● Description of the task: Repeat the listing that follows, character for character, minus the pictures.

● Collected material:
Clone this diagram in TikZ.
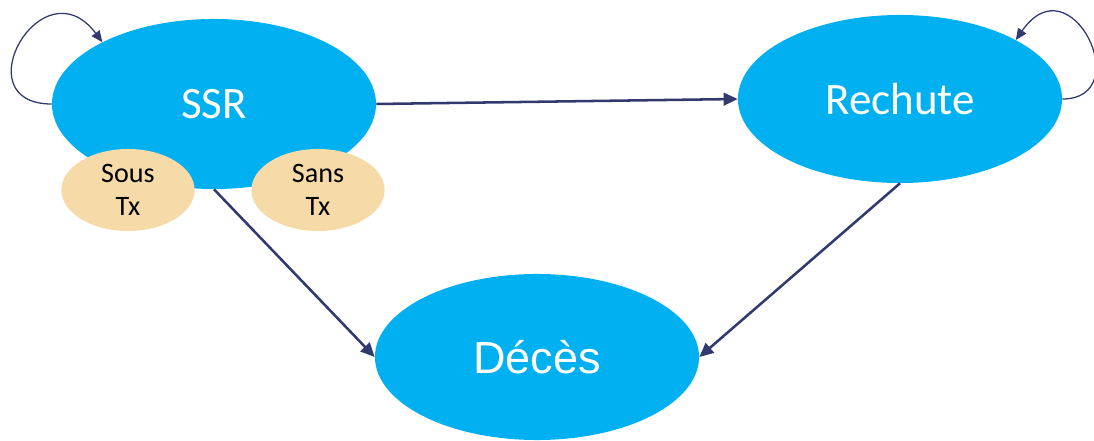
\documentclass[tikz,border=0pt]{standalone}
\usepackage{fontspec}
\setmainfont{Carlito}
\newfontfamily\arialfont{Liberation Sans}
\usetikzlibrary{arrows.meta,shapes.geometric}
\definecolor{stateblue}{HTML}{00B0F0}
\definecolor{txbeige}{RGB}{246,218,168}
\definecolor{arrownavy}{RGB}{48,58,110}

\begin{document}
\begin{tikzpicture}[
        x=0.025cm, y=0.025cm,
        state/.style={ellipse, fill=stateblue, text=white, inner sep=0pt,
                minimum width=8.1cm, minimum height=4.2cm,
                font=\fontsize{32}{38}\selectfont},
        txstate/.style={ellipse, fill=txbeige, text=black, inner sep=0pt,
                align=center, minimum width=3.33cm, minimum height=2.05cm,
                font=\fontsize{20}{24}\selectfont},
        link/.style={draw=arrownavy, line width=1.8pt,
                -{Triangle[length=10pt,width=9pt]}},
        selfloop/.style={draw=arrownavy, line width=0.9pt,
                -{Triangle[length=8pt,width=7pt]}}
    ]
    \useasboundingbox (0,0) rectangle (1094,441);

    \node[state, minimum height=4.25cm] (ssr) at (214,337) {SSR};
    \node[state] (rechute) at (900,342) {Rechute};
    \node[state, minimum height=4.15cm, font=\arialfont\fontsize{32}{38}\selectfont] (deces) at (537,84) {Décès};
    \node[txstate] (soustx) at (128,251) {Sous\\Tx};
    \node[txstate] (sanstx) at (318,251) {Sans\\Tx};

    \draw[link] (ssr.east) -- (rechute.west);
    \draw[link] (ssr.south) -- (deces.west);
    \draw[link] (rechute.south) -- (deces.east);

    % self loops
    \draw[selfloop] (ssr.west) .. controls +(-90,0) and +(-60,80) .. (ssr.151);
    \draw[selfloop] (rechute.east) .. controls +(75,0) and +(55,80) .. (rechute.27);
\end{tikzpicture}
\end{document}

● Written solution:
Clone this diagram in TikZ.
\documentclass[tikz,border=0pt]{standalone}
\usepackage{fontspec}
\setmainfont{Carlito}
\newfontfamily\arialfont{Liberation Sans}
\usetikzlibrary{arrows.meta,shapes.geometric}
\definecolor{stateblue}{HTML}{00B0F0}
\definecolor{txbeige}{RGB}{246,218,168}
\definecolor{arrownavy}{RGB}{48,58,110}

\begin{document}
\begin{tikzpicture}[
        x=0.025cm, y=0.025cm,
        state/.style={ellipse, fill=stateblue, text=white, inner sep=0pt,
                minimum width=8.1cm, minimum height=4.2cm,
                font=\fontsize{32}{38}\selectfont},
        txstate/.style={ellipse, fill=txbeige, text=black, inner sep=0pt,
                align=center, minimum width=3.33cm, minimum height=2.05cm,
                font=\fontsize{20}{24}\selectfont},
        link/.style={draw=arrownavy, line width=1.8pt,
                -{Triangle[length=10pt,width=9pt]}},
        selfloop/.style={draw=arrownavy, line width=0.9pt,
                -{Triangle[length=8pt,width=7pt]}}
    ]
    \useasboundingbox (0,0) rectangle (1094,441);

    \node[state, minimum height=4.25cm] (ssr) at (214,337) {SSR};
    \node[state] (rechute) at (900,342) {Rechute};
    \node[state, minimum height=4.15cm, font=\arialfont\fontsize{32}{38}\selectfont] (deces) at (537,84) {Décès};
    \node[txstate] (soustx) at (128,251) {Sous\\Tx};
    \node[txstate] (sanstx) at (318,251) {Sans\\Tx};

    \draw[link] (ssr.east) -- (rechute.west);
    \draw[link] (ssr.south) -- (deces.west);
    \draw[link] (rechute.south) -- (deces.east);

    % self loops
    \draw[selfloop] (ssr.west) .. controls +(-90,0) and +(-60,80) .. (ssr.151);
    \draw[selfloop] (rechute.east) .. controls +(75,0) and +(55,80) .. (rechute.27);
\end{tikzpicture}
\end{document}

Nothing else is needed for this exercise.